Since we would like to use the target difference algorithm in order to find collisions and near-collisions in Keccak, it is crucial to verify the algorithm’s success on target differences which lead to these results. Thus, before we run the algorithm, we have to find such high probability differential characteristics, and to obtain the target differences which are likely to be the most successful inputs to the algorithm. As described in the introduction, once we find a high probability differential characteristic with a low Hamming weight starting state difference ΔS ₂, we extend it backwards to obtain the target difference Δ _T =ΔS ₁ (while maintaining its high probability). We then use the target difference algorithm to link the extended characteristic backwards to the initial state of Keccak’s permutation, with an additional round. Thus, any low Hamming weight characteristic for r rounds of Keccak’s permutation can be used to obtain results on a round-reduced version of Keccak with r+2 round. Specifically, in this section we demonstrate how we use 2-round characteristics in order to find collisions for 4 rounds of Keccak-224 and Keccak-256, and how to use 3-round characteristics in order to find near-collisions for 5 rounds of these Keccak versions.

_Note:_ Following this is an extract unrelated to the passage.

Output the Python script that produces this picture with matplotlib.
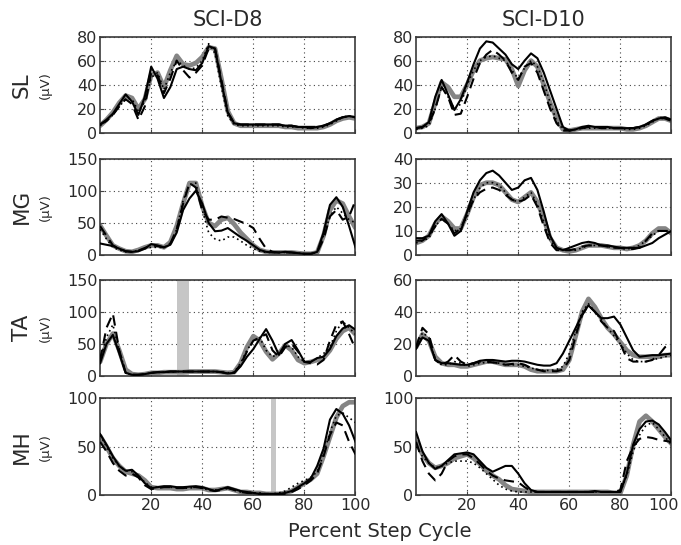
"""
EMG envelopes over the step cycle, two subjects, four muscles
"""

import matplotlib
matplotlib.use("Agg")

import matplotlib.pyplot as plt
import matplotlib.transforms as mtransforms
import numpy as np


plt.rcParams["font.family"] = ["DejaVu Sans"]

# percent of step cycle, sampled every 2.5 %
PCT = np.arange(0, 100.1, 2.5)

SUBJECTS = ["SCI-D8", "SCI-D10"]
MUSCLES = ["SL", "MG", "TA", "MH"]
X_TICKS = [20, 40, 60, 80, 100]

Y_TICKS = {
    ("SL", "SCI-D8"): [0, 20, 40, 60, 80],
    ("SL", "SCI-D10"): [0, 20, 40, 60, 80],
    ("MG", "SCI-D8"): [0, 50, 100, 150],
    ("MG", "SCI-D10"): [0, 10, 20, 30, 40],
    ("TA", "SCI-D8"): [0, 50, 100, 150],
    ("TA", "SCI-D10"): [0, 20, 40, 60],
    ("MH", "SCI-D8"): [0, 50, 100],
    ("MH", "SCI-D10"): [0, 50, 100],
}

# gray bars marking events (percent cycle)
TA_D8_BAND = (30.3, 35.0)
MH_D8_BAND = (67.1, 69.0)

# ---- SL ----
SL_D8_GRAY = [6, 11, 17, 25, 31, 29, 20, 28, 48, 50, 38, 52, 64, 57, 56, 58, 63, 71, 70, 45,
              18, 8, 6, 6, 6, 6, 6, 6, 6, 5, 5, 4, 4, 4, 4, 5, 7, 10, 12, 13, 12]
SL_D8_SOLID = [7, 11, 16, 24, 32, 26, 15, 30, 55, 45, 29, 38, 53, 55, 53, 52, 58, 72, 70, 42,
               17, 8, 7, 7, 7, 7, 7, 7, 7, 6, 6, 5, 5, 4, 5, 6, 8, 11, 13, 14, 13]
SL_D8_DASH = [7, 10, 15, 22, 28, 24, 11, 22, 50, 48, 33, 45, 60, 52, 46, 50, 56, 70, 70, 44,
              17, 8, 7, 7, 7, 7, 7, 7, 7, 6, 6, 5, 5, 5, 5, 6, 8, 11, 13, 14, 13]
SL_D8_DOT = [6, 10, 15, 22, 28, 28, 18, 26, 46, 50, 36, 50, 60, 56, 53, 54, 60, 74, 66, 38,
             14, 7, 6, 6, 6, 6, 6, 6, 6, 5, 5, 5, 4, 4, 4, 5, 7, 10, 13, 14, 13]

SL_D10_GRAY = [4, 5, 8, 25, 42, 38, 30, 30, 40, 52, 60, 62, 63, 62, 61, 53, 39, 52, 60, 55,
               40, 25, 12, 3, 2, 3, 4, 4, 4, 4, 4, 4, 4, 3, 3, 4, 6, 9, 12, 12, 10]
SL_D10_SOLID = [4, 5, 9, 30, 44, 32, 19, 28, 42, 57, 70, 76, 75, 70, 65, 57, 53, 60, 66, 62,
                50, 35, 20, 5, 2, 3, 5, 6, 5, 5, 5, 4, 4, 4, 4, 5, 7, 10, 12, 13, 11]
SL_D10_DASH = [4, 5, 8, 20, 38, 30, 15, 16, 30, 45, 58, 65, 69, 65, 60, 50, 44, 55, 58, 50,
               35, 20, 8, 2, 2, 3, 4, 5, 5, 4, 4, 4, 4, 4, 4, 5, 7, 10, 13, 12, 10]
SL_D10_DOT = [3, 4, 6, 20, 38, 30, 20, 24, 40, 52, 60, 63, 64, 62, 60, 52, 45, 54, 60, 55,
              42, 25, 10, 3, 2, 3, 4, 4, 4, 4, 4, 4, 4, 3, 3, 4, 6, 9, 12, 12, 10]

# ---- MG ----
MG_D8_GRAY = [46, 30, 15, 10, 6, 5, 8, 12, 15, 15, 12, 20, 45, 80, 112, 112, 76, 50, 45, 55,
              58, 48, 35, 25, 15, 8, 5, 4, 4, 4, 4, 3, 2, 2, 4, 30, 70, 85, 80, 60, 42]
MG_D8_SOLID = [18, 16, 14, 10, 6, 5, 6, 10, 17, 15, 12, 16, 35, 70, 88, 100, 80, 50, 37, 38,
               42, 35, 28, 22, 15, 8, 5, 4, 4, 5, 4, 3, 2, 2, 5, 35, 78, 90, 75, 45, 12]
MG_D8_DASH = [45, 30, 15, 10, 6, 5, 7, 11, 15, 14, 12, 18, 40, 80, 112, 105, 70, 55, 55, 60,
              58, 56, 52, 48, 42, 25, 10, 5, 4, 4, 4, 3, 2, 2, 4, 25, 60, 70, 55, 60, 85]
MG_D8_DOT = [40, 25, 12, 8, 5, 5, 7, 10, 12, 12, 12, 18, 40, 85, 110, 112, 70, 35, 25, 22,
             28, 28, 22, 15, 10, 6, 4, 4, 4, 4, 4, 3, 2, 2, 4, 30, 60, 75, 65, 55, 50]

MG_D10_GRAY = [5, 6, 8, 13, 16, 14, 11, 11, 17, 24, 29, 30, 30, 29, 26, 23, 22, 24, 26, 22,
               15, 7, 3, 2, 1.5, 2, 3, 4, 4, 4, 3.5, 3, 3, 2.5, 3, 4, 6, 9, 11, 11, 9]
MG_D10_SOLID = [7, 7, 8, 14, 17, 13, 8, 10, 18, 26, 31, 34, 35, 33, 30, 27, 28, 31, 32, 27,
                18, 8, 3, 2, 3, 4, 5, 5.5, 5, 4, 4, 3.5, 3, 3, 3, 3, 4, 5, 7, 8.5, 10]
MG_D10_DASH = [6, 6, 8, 12, 15, 13, 9, 11, 17, 23, 26, 27.5, 28, 27, 25, 23, 22, 23, 25, 20,
               12, 5, 2, 2, 2, 2.5, 3.5, 4, 4, 4, 3.5, 3, 3, 2.5, 2.5, 3, 6, 9, 10, 10, 10]
MG_D10_DOT = [5, 6, 7, 12, 15, 13, 10, 11, 16, 23, 28, 30, 30, 29, 26, 23, 22, 24, 26, 21,
              14, 6, 3, 2, 2, 2, 3, 4, 4, 4, 3.5, 3, 3, 2.5, 3, 4, 6, 8, 10, 10, 9]

# ---- TA ----
TA_D8_GRAY = [22, 50, 66, 40, 10, 3, 2, 3, 5, 5, 6, 6, 6, 6, 7, 7, 7, 7, 7, 6,
              5, 6, 20, 45, 62, 55, 38, 26, 35, 48, 40, 25, 20, 22, 25, 28, 40, 58, 70, 75, 65]
TA_D8_SOLID = [20, 50, 64, 35, 5, 2, 2, 3, 5, 6, 6, 7, 7, 7, 7, 7, 7, 7, 7, 6,
               4, 5, 15, 30, 42, 58, 73, 55, 33, 50, 56, 40, 22, 22, 28, 30, 42, 62, 74, 79, 72]
TA_D8_DASH = [25, 75, 97, 40, 5, 2, 2, 3, 5, 6, 6, 7, 7, 7, 7, 7, 7, 7, 7, 6,
              4, 5, 18, 38, 55, 60, 65, 40, 30, 45, 50, 38, 22, 20, 18, 25, 55, 80, 85, 65, 42]
TA_D8_DOT = [25, 60, 80, 40, 5, 2, 2, 3, 5, 6, 6, 6, 7, 7, 7, 7, 7, 7, 7, 6,
             5, 6, 20, 40, 55, 60, 40, 30, 35, 48, 45, 30, 22, 22, 28, 35, 45, 70, 85, 75, 65]

TA_D10_GRAY = [18, 26, 22, 12, 8, 7, 7, 6, 6, 7, 8, 9, 9, 8, 7, 7, 7, 6, 4, 3,
               3, 3, 3, 4, 10, 25, 40, 48, 43, 36, 30, 26, 21, 16, 13, 12, 12, 12, 12, 13, 13]
TA_D10_SOLID = [17, 24, 22, 10, 8, 8, 7.5, 7, 7, 8, 9.5, 10, 10, 9.5, 9, 9.5, 9.5, 9, 8, 7,
                6.5, 6.5, 8, 14, 22, 30, 38, 44, 40, 36, 36, 37, 32, 24, 16, 12, 12.5, 13, 13, 13.5, 14]
TA_D10_DASH = [18, 30, 26, 10, 7, 9, 13, 9, 7, 8, 9, 9, 8.5, 8, 7, 7.5, 8, 7, 5, 4,
               3, 3, 3, 4, 10, 25, 38, 44, 40, 34, 30, 28, 20, 11, 9, 9, 9, 10, 13, 18, 20]
TA_D10_DOT = [17, 27, 24, 10, 7, 7, 9, 8, 6, 7, 8, 8.5, 8.5, 8, 7, 7, 7, 6, 5, 4,
              3.5, 3.5, 4, 6, 14, 28, 40, 45, 40, 35, 30, 25, 20, 14, 10, 9, 9, 10, 11, 12, 13]

# ---- MH ----
MH_D8_GRAY = [61, 50, 38, 30, 24, 22, 20, 15, 8, 7, 7, 7, 6, 6, 7, 7, 7, 5, 5, 6,
              7, 5, 3, 3, 2, 2, 1, 1, 1, 2, 4, 8, 12, 16, 22, 40, 60, 80, 92, 96, 96]
MH_D8_SOLID = [63, 52, 40, 30, 25, 26, 20, 12, 7, 8, 9, 9, 8, 8, 8.5, 9, 8, 6, 4, 6,
               8, 6, 4, 3, 2, 1, 1, 1, 1, 2, 4, 8, 12, 17, 30, 48, 78, 89, 84, 72, 55]
MH_D8_DASH = [55, 45, 33, 25, 20, 22, 18, 10, 6, 7, 8, 8, 7, 7, 8, 8, 7, 5, 4, 5,
              7, 5, 3, 2, 2, 1, 1, 1, 1, 1, 3, 6, 10, 15, 22, 40, 62, 75, 72, 55, 42]
MH_D8_DOT = [62, 50, 38, 30, 25, 24, 20, 13, 8, 8, 8, 8, 7, 7, 7, 8, 7, 5, 5, 6,
             7, 5, 3, 3, 2, 2, 1, 1, 2, 4, 8, 12, 15, 18, 24, 42, 65, 82, 85, 80, 75]

MH_D10_GRAY = [55, 42, 33, 28, 30, 33, 38, 40, 42, 38, 32, 25, 20, 16, 10, 6, 5, 4, 3, 3,
               3, 3, 3, 3, 3, 3, 3, 3, 3, 3, 3, 2, 2, 20, 52, 76, 82, 76, 68, 60, 53]
MH_D10_SOLID = [65, 45, 33, 27, 30, 36, 42, 43, 44, 42, 35, 28, 24, 27, 30, 30, 22, 12, 5, 3,
                3, 3, 3, 3, 3, 3, 3, 3, 4, 3, 3, 3, 3, 22, 52, 68, 76, 77, 73, 65, 56]
MH_D10_DASH = [55, 35, 22, 15, 22, 35, 40, 42, 42, 38, 32, 25, 20, 17, 15, 14, 13, 8, 4, 3,
               3, 3, 3, 3, 3, 3, 3, 3, 3, 3, 3, 3, 5, 35, 50, 58, 60, 59, 57, 56, 55]
MH_D10_DOT = [50, 40, 33, 28, 30, 33, 35, 35, 35, 33, 28, 22, 16, 10, 6, 4, 3, 3, 3, 3,
              3, 3, 3, 3, 3, 3, 3, 3, 3, 3, 3, 3, 3, 20, 45, 62, 72, 75, 68, 60, 52]


SERIES = {
    ("SL", "SCI-D8"): (SL_D8_GRAY, SL_D8_DOT, SL_D8_DASH, SL_D8_SOLID),
    ("SL", "SCI-D10"): (SL_D10_GRAY, SL_D10_DOT, SL_D10_DASH, SL_D10_SOLID),
    ("MG", "SCI-D8"): (MG_D8_GRAY, MG_D8_DOT, MG_D8_DASH, MG_D8_SOLID),
    ("MG", "SCI-D10"): (MG_D10_GRAY, MG_D10_DOT, MG_D10_DASH, MG_D10_SOLID),
    ("TA", "SCI-D8"): (TA_D8_GRAY, TA_D8_DOT, TA_D8_DASH, TA_D8_SOLID),
    ("TA", "SCI-D10"): (TA_D10_GRAY, TA_D10_DOT, TA_D10_DASH, TA_D10_SOLID),
    ("MH", "SCI-D8"): (MH_D8_GRAY, MH_D8_DOT, MH_D8_DASH, MH_D8_SOLID),
    ("MH", "SCI-D10"): (MH_D10_GRAY, MH_D10_DOT, MH_D10_DASH, MH_D10_SOLID),
}

BANDS = {
    ("TA", "SCI-D8"): TA_D8_BAND,
    ("MH", "SCI-D8"): MH_D8_BAND,
}

TEXT_COLOR = "#2a2a2a"


def draw_panel(ax, key, show_x):
    """
    Draw one muscle / subject panel.
    """

    gray, dot, dash, solid = SERIES[key]
    yticks = Y_TICKS[key]

    if key in BANDS:
        lo, hi = BANDS[key]
        ax.axvspan(lo, hi, color="#c6c6c6", lw=0, zorder=1)

    ax.plot(PCT, gray, color="#858585", lw=3.4, solid_capstyle="round", zorder=2)
    ax.plot(PCT, dot, color="black", lw=1.2, linestyle=(0, (1, 2)), zorder=3)
    ax.plot(PCT, dash, color="black", lw=1.5, linestyle=(0, (5, 3)), zorder=4)
    ax.plot(PCT, solid, color="black", lw=1.5, zorder=5)

    ax.set_xlim(0, 100)
    ax.set_ylim(yticks[0], yticks[-1])
    ax.set_xticks(X_TICKS)
    ax.set_yticks(yticks)

    ax.grid(True, color="#444444", lw=0.8, linestyle=(0, (1, 3)))
    ax.set_axisbelow(True)

    ax.tick_params(direction="in", length=3, width=0.8, labelsize=11.5,
                   labelcolor=TEXT_COLOR, color="#444444", pad=2)
    if not show_x:
        ax.tick_params(labelbottom=False)

    for spine in ax.spines.values():
        spine.set_color("#3a3a3a")
        spine.set_linewidth(1.2)


def main():
    fig = plt.figure(figsize=(6.81, 5.45), dpi=100)

    lefts = [0.147, 0.611]
    bottoms = [0.756, 0.532, 0.310, 0.092]
    width = 0.375
    height = 0.177

    for r, muscle in enumerate(MUSCLES):
        for c, subject in enumerate(SUBJECTS):
            ax = fig.add_axes([lefts[c], bottoms[r], width, height])
            last_row = r == len(MUSCLES) - 1
            draw_panel(ax, (muscle, subject), show_x=last_row)

            if r == 0:
                fig.text(lefts[c] + width / 2, 0.952, subject, ha="center",
                         va="baseline", fontsize=15, color=TEXT_COLOR)

            # nudge the last "100" left so it stays inside the figure
            if last_row and c == 1:
                label = ax.get_xticklabels()[-1]
                shift = mtransforms.ScaledTranslation(-6 / 72, 0, fig.dpi_scale_trans)
                label.set_transform(label.get_transform() + shift)

        yc = bottoms[r] + height / 2
        fig.text(0.041, yc, muscle, rotation=90, rotation_mode="anchor",
                 ha="center", va="baseline", fontsize=15.5, color=TEXT_COLOR)
        fig.text(0.072, yc, "(\u03bcV)", rotation=90, rotation_mode="anchor",
                 ha="center", va="baseline", fontsize=9.5, color=TEXT_COLOR)

    fig.text(0.558, 0.014, "Percent Step Cycle", ha="center", va="baseline",
             fontsize=14, color=TEXT_COLOR)

    fig.savefig("out.png", dpi=100)


if __name__ == "__main__":
    main()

5.1 Searching for Differential Characteristics

We reuse the notion of a column parity kernel or CP-kernel that was defined in the Keccak submission document [5]: a 1600-bit state difference is in the CP-kernel if all of its columns have even parity. It is easy to see that such state differences are fixed points of the function θ, which does not increase their Hamming weight. Since ρ and π just reorder the bits of the state, the application of L to a CP-kernel does not change its total Hamming weight. In addition, there is a high probability that such low Hamming weight differential states are fixed points of χ. Thus, when we start a differential characteristic from a low Hamming weight CP-kernel, we can extend it beyond the Sbox layer, χ, to one additional round of the Keccak permutation, with relatively high probability and without increasing its Hamming weight. However, extending such a characteristic to more rounds in a similar way is more challenging, since we have to ensure that the state difference before the application of θ remains in the CP-kernel at the beginning of each round.

Using Previous Results

In [9], [12] and [18], the authors propose algorithms for constructing low Hamming weight differential characteristics for Keccak. These algorithms successfully find differential characteristics that stay in the CP-kernel for 2 rounds (named double kernel trails in [18]), some of which lead to collisions on the n-bit extract taken from the final state after 2 rounds, with high probability. However, when trying to extend each one of these characteristics by another round, the state difference is no longer in the CP-kernel and thus its Hamming weight increases significantly (from less than 10 to a few dozen bits). Nevertheless, the Hamming weight of the characteristics is still relatively low, and they can lead with reasonably high probability to near-collisions on the n output bits extracted. Beyond 3 rounds, the Hamming weight of the characteristics becomes very high (more than 100), and it seems unlikely that they can be extended to give collisions or near-collisions with reasonable probability. The currently known double kernel differential trails only extend forward to at most three rounds with reasonably high probability (higher than 2⁻¹⁰⁰).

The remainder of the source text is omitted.